Work to do
Reproduce all the material exactly, minus any pictures it holds.

Dataset content
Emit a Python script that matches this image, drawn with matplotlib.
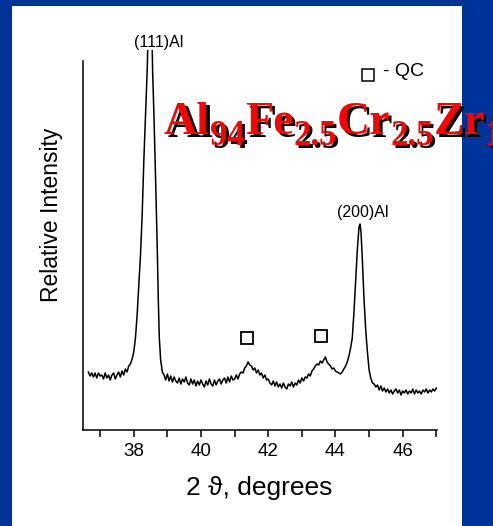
import matplotlib
matplotlib.use('Agg')
import matplotlib.pyplot as plt
from matplotlib.patches import Rectangle

plt.rcParams['font.family'] = ['Liberation Sans', 'DejaVu Sans']

# XRD pattern (intensity in arbitrary units)
two_theta = [
    36.65, 36.70, 36.75, 36.80, 36.85, 36.90, 36.95, 37.00, 37.05, 37.10,
    37.15, 37.20, 37.25, 37.30, 37.35, 37.40, 37.45, 37.50, 37.55, 37.60,
    37.65, 37.70, 37.75, 37.80, 37.85, 37.90, 37.95,
    38.00, 38.05, 38.10, 38.15, 38.20, 38.25, 38.30, 38.35, 38.40, 38.45,
    38.49, 38.53, 38.56, 38.60, 38.65, 38.70, 38.73, 38.76, 38.80, 38.85,
    38.90, 38.95, 39.00, 39.05, 39.10, 39.15, 39.20, 39.25, 39.30, 39.35,
    39.40, 39.45, 39.50, 39.55, 39.60, 39.65, 39.70, 39.75, 39.80, 39.85,
    39.90, 39.95, 40.00, 40.05, 40.10, 40.15, 40.20, 40.25, 40.30, 40.35,
    40.40, 40.45, 40.50, 40.55, 40.60, 40.65, 40.70, 40.75, 40.80, 40.85,
    40.90, 40.95,
    41.00, 41.05, 41.10, 41.15, 41.20, 41.25, 41.30, 41.35, 41.40, 41.45,
    41.50, 41.55, 41.60, 41.65, 41.70, 41.75, 41.80, 41.85, 41.90, 41.95,
    42.00,
    42.05, 42.10, 42.15, 42.20, 42.25, 42.30, 42.35, 42.40, 42.45, 42.50,
    42.55, 42.60, 42.65, 42.70, 42.75, 42.80, 42.85, 42.90, 42.95, 43.00,
    43.05, 43.10,
    43.15, 43.20, 43.25, 43.30, 43.35, 43.40, 43.45, 43.50, 43.55, 43.60,
    43.65, 43.70, 43.75, 43.80, 43.85, 43.90, 43.95, 44.00, 44.05, 44.10,
    44.15,
    44.20, 44.25, 44.30, 44.35, 44.40, 44.45, 44.50, 44.55, 44.60, 44.65,
    44.70, 44.73, 44.76, 44.80, 44.85, 44.90, 44.95, 45.00, 45.05, 45.10,
    45.15, 45.20, 45.25, 45.30, 45.35, 45.40, 45.45, 45.50, 45.55, 45.60,
    45.65, 45.70, 45.75, 45.80, 45.85, 45.90, 45.95, 46.00, 46.05, 46.10,
    46.15, 46.20, 46.25, 46.30, 46.35, 46.40, 46.45, 46.50, 46.55, 46.60,
    46.65, 46.70, 46.75, 46.80, 46.85, 46.90, 46.95, 47.00,
]
intensity = [
    58, 54, 57, 53, 57, 52, 57, 54, 55, 51,
    57, 52, 55, 50, 55, 57, 51, 55, 58, 53,
    59, 55, 61, 58, 64, 66, 71,
    78, 92, 115, 145, 175, 215, 270, 315, 360, 430,
    520, 420, 360, 315, 250, 180, 130, 92, 70, 58,
    55, 50, 56, 49, 54, 48, 53, 49, 47, 52,
    46, 51, 48, 53, 47, 45, 51, 46, 50, 44,
    49, 45, 50, 46, 43, 49, 45, 51, 46, 44,
    50, 45, 49, 51, 46, 50, 52, 47, 53, 48,
    54, 50,
    51, 55, 51, 56, 58, 57, 62, 64, 68, 65,
    64, 60, 62, 57, 60, 55, 57, 52, 55, 50,
    51,
    47, 45, 49, 44, 48, 43, 46, 42, 47, 43,
    41, 46, 44, 48, 43, 47, 45, 50, 47, 52,
    49, 53,
    52, 56, 54, 59, 61, 64, 66, 65, 69, 67,
    70, 73, 68, 66, 64, 61, 62, 59, 58, 57,
    56,
    58, 61, 64, 68, 74, 82, 92, 118, 150, 180,
    203, 206, 198, 170, 130, 100, 78, 60, 52, 47,
    46, 43, 45, 40, 44, 39, 42, 38, 41, 37,
    40, 36, 39, 41, 37, 40, 35, 39, 37, 40,
    36, 39, 37, 41, 36, 40, 37, 39, 36, 40,
    38, 41, 37, 40, 38, 41, 39, 42,
]

qc_x = [41.36, 43.57]
qc_y = [92, 94]

peak_labels = ['(111)Al', '(200)Al']
peak_label_x = [38.75, 44.82]
peak_label_y = [387, 218]

# composition: (text, is_subscript)
formula = [('Al', False), ('94', True), ('Fe', False), ('2.5', True),
           ('Cr', False), ('2.5', True), ('Zr', False), ('1', True)]

W, H = 493, 526
fig = plt.figure(figsize=(W / 100, H / 100), dpi=100, facecolor='#003399')

# white slide panel
fig.add_artist(Rectangle((12 / W, 0), 450 / W, 520 / H, transform=fig.transFigure,
                         facecolor='white', edgecolor='none', zorder=-5))

ax = fig.add_axes([83 / W, (H - 430) / H, (437 - 83) / W, (430 - 50) / H])
ax.set_facecolor('none')
ax.plot(two_theta, intensity, color='black', lw=1.1)
ax.plot(qc_x, qc_y, 's', ms=8, mfc='none', mec='black', mew=1.3)

ax.set_xlim(36.49, 47.02)
ax.set_ylim(0, 380)
ax.spines['top'].set_visible(False)
ax.spines['right'].set_visible(False)
ax.spines['left'].set_bounds(0, 369)
for s in ['left', 'bottom']:
    ax.spines[s].set_linewidth(1.1)
ax.set_yticks([])
ax.set_xticks([38, 40, 42, 44, 46])
ax.set_xticks([37, 39, 41, 43, 45, 47], minor=True)
ax.tick_params(axis='x', which='both', direction='out', length=5, width=1.1,
               labelsize=13.5, pad=4)

for lab, lx, ly in zip(peak_labels, peak_label_x, peak_label_y):
    ax.text(lx, ly, lab, ha='center', va='center', fontsize=11.5)

# QC legend
ax.plot([44.96], [355.5], 's', ms=8, mfc='none', mec='black', mew=1.1, clip_on=False)
ax.text(45.4, 358, '- QC', ha='left', va='center', fontsize=14)

fig.text(52 / W, 1 - 214.5 / H, 'Relative Intensity', rotation=90,
         ha='center', va='center', fontsize=16.5)
fig.text(259 / W, 1 - 488 / H, '2 \u03d1, degrees', ha='center', va='center',
         fontsize=19)

# composition title with a drop shadow, running off the slide edge
renderer = fig.canvas.get_renderer()
x = 164
for txt, sub in formula:
    size = 25 if sub else 33
    base = 145 if sub else 134
    kw = dict(fontsize=size, family='Liberation Serif', weight='bold', va='baseline')
    fig.text((x + 3) / W, 1 - (base + 3) / H, txt, color='black', **kw)
    t = fig.text(x / W, 1 - base / H, txt, color='#ff0000', **kw)
    x += t.get_window_extent(renderer).width

fig.savefig('out.png', dpi=100, facecolor=fig.get_facecolor())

Result of the task
Emit a Python script that matches this image, drawn with matplotlib.
import matplotlib
matplotlib.use('Agg')
import matplotlib.pyplot as plt
from matplotlib.patches import Rectangle

plt.rcParams['font.family'] = ['Liberation Sans', 'DejaVu Sans']

# XRD pattern (intensity in arbitrary units)
two_theta = [
    36.65, 36.70, 36.75, 36.80, 36.85, 36.90, 36.95, 37.00, 37.05, 37.10,
    37.15, 37.20, 37.25, 37.30, 37.35, 37.40, 37.45, 37.50, 37.55, 37.60,
    37.65, 37.70, 37.75, 37.80, 37.85, 37.90, 37.95,
    38.00, 38.05, 38.10, 38.15, 38.20, 38.25, 38.30, 38.35, 38.40, 38.45,
    38.49, 38.53, 38.56, 38.60, 38.65, 38.70, 38.73, 38.76, 38.80, 38.85,
    38.90, 38.95, 39.00, 39.05, 39.10, 39.15, 39.20, 39.25, 39.30, 39.35,
    39.40, 39.45, 39.50, 39.55, 39.60, 39.65, 39.70, 39.75, 39.80, 39.85,
    39.90, 39.95, 40.00, 40.05, 40.10, 40.15, 40.20, 40.25, 40.30, 40.35,
    40.40, 40.45, 40.50, 40.55, 40.60, 40.65, 40.70, 40.75, 40.80, 40.85,
    40.90, 40.95,
    41.00, 41.05, 41.10, 41.15, 41.20, 41.25, 41.30, 41.35, 41.40, 41.45,
    41.50, 41.55, 41.60, 41.65, 41.70, 41.75, 41.80, 41.85, 41.90, 41.95,
    42.00,
    42.05, 42.10, 42.15, 42.20, 42.25, 42.30, 42.35, 42.40, 42.45, 42.50,
    42.55, 42.60, 42.65, 42.70, 42.75, 42.80, 42.85, 42.90, 42.95, 43.00,
    43.05, 43.10,
    43.15, 43.20, 43.25, 43.30, 43.35, 43.40, 43.45, 43.50, 43.55, 43.60,
    43.65, 43.70, 43.75, 43.80, 43.85, 43.90, 43.95, 44.00, 44.05, 44.10,
    44.15,
    44.20, 44.25, 44.30, 44.35, 44.40, 44.45, 44.50, 44.55, 44.60, 44.65,
    44.70, 44.73, 44.76, 44.80, 44.85, 44.90, 44.95, 45.00, 45.05, 45.10,
    45.15, 45.20, 45.25, 45.30, 45.35, 45.40, 45.45, 45.50, 45.55, 45.60,
    45.65, 45.70, 45.75, 45.80, 45.85, 45.90, 45.95, 46.00, 46.05, 46.10,
    46.15, 46.20, 46.25, 46.30, 46.35, 46.40, 46.45, 46.50, 46.55, 46.60,
    46.65, 46.70, 46.75, 46.80, 46.85, 46.90, 46.95, 47.00,
]
intensity = [
    58, 54, 57, 53, 57, 52, 57, 54, 55, 51,
    57, 52, 55, 50, 55, 57, 51, 55, 58, 53,
    59, 55, 61, 58, 64, 66, 71,
    78, 92, 115, 145, 175, 215, 270, 315, 360, 430,
    520, 420, 360, 315, 250, 180, 130, 92, 70, 58,
    55, 50, 56, 49, 54, 48, 53, 49, 47, 52,
    46, 51, 48, 53, 47, 45, 51, 46, 50, 44,
    49, 45, 50, 46, 43, 49, 45, 51, 46, 44,
    50, 45, 49, 51, 46, 50, 52, 47, 53, 48,
    54, 50,
    51, 55, 51, 56, 58, 57, 62, 64, 68, 65,
    64, 60, 62, 57, 60, 55, 57, 52, 55, 50,
    51,
    47, 45, 49, 44, 48, 43, 46, 42, 47, 43,
    41, 46, 44, 48, 43, 47, 45, 50, 47, 52,
    49, 53,
    52, 56, 54, 59, 61, 64, 66, 65, 69, 67,
    70, 73, 68, 66, 64, 61, 62, 59, 58, 57,
    56,
    58, 61, 64, 68, 74, 82, 92, 118, 150, 180,
    203, 206, 198, 170, 130, 100, 78, 60, 52, 47,
    46, 43, 45, 40, 44, 39, 42, 38, 41, 37,
    40, 36, 39, 41, 37, 40, 35, 39, 37, 40,
    36, 39, 37, 41, 36, 40, 37, 39, 36, 40,
    38, 41, 37, 40, 38, 41, 39, 42,
]

qc_x = [41.36, 43.57]
qc_y = [92, 94]

peak_labels = ['(111)Al', '(200)Al']
peak_label_x = [38.75, 44.82]
peak_label_y = [387, 218]

# composition: (text, is_subscript)
formula = [('Al', False), ('94', True), ('Fe', False), ('2.5', True),
           ('Cr', False), ('2.5', True), ('Zr', False), ('1', True)]

W, H = 493, 526
fig = plt.figure(figsize=(W / 100, H / 100), dpi=100, facecolor='#003399')

# white slide panel
fig.add_artist(Rectangle((12 / W, 0), 450 / W, 520 / H, transform=fig.transFigure,
                         facecolor='white', edgecolor='none', zorder=-5))

ax = fig.add_axes([83 / W, (H - 430) / H, (437 - 83) / W, (430 - 50) / H])
ax.set_facecolor('none')
ax.plot(two_theta, intensity, color='black', lw=1.1)
ax.plot(qc_x, qc_y, 's', ms=8, mfc='none', mec='black', mew=1.3)

ax.set_xlim(36.49, 47.02)
ax.set_ylim(0, 380)
ax.spines['top'].set_visible(False)
ax.spines['right'].set_visible(False)
ax.spines['left'].set_bounds(0, 369)
for s in ['left', 'bottom']:
    ax.spines[s].set_linewidth(1.1)
ax.set_yticks([])
ax.set_xticks([38, 40, 42, 44, 46])
ax.set_xticks([37, 39, 41, 43, 45, 47], minor=True)
ax.tick_params(axis='x', which='both', direction='out', length=5, width=1.1,
               labelsize=13.5, pad=4)

for lab, lx, ly in zip(peak_labels, peak_label_x, peak_label_y):
    ax.text(lx, ly, lab, ha='center', va='center', fontsize=11.5)

# QC legend
ax.plot([44.96], [355.5], 's', ms=8, mfc='none', mec='black', mew=1.1, clip_on=False)
ax.text(45.4, 358, '- QC', ha='left', va='center', fontsize=14)

fig.text(52 / W, 1 - 214.5 / H, 'Relative Intensity', rotation=90,
         ha='center', va='center', fontsize=16.5)
fig.text(259 / W, 1 - 488 / H, '2 \u03d1, degrees', ha='center', va='center',
         fontsize=19)

# composition title with a drop shadow, running off the slide edge
renderer = fig.canvas.get_renderer()
x = 164
for txt, sub in formula:
    size = 25 if sub else 33
    base = 145 if sub else 134
    kw = dict(fontsize=size, family='Liberation Serif', weight='bold', va='baseline')
    fig.text((x + 3) / W, 1 - (base + 3) / H, txt, color='black', **kw)
    t = fig.text(x / W, 1 - base / H, txt, color='#ff0000', **kw)
    x += t.get_window_extent(renderer).width

fig.savefig('out.png', dpi=100, facecolor=fig.get_facecolor())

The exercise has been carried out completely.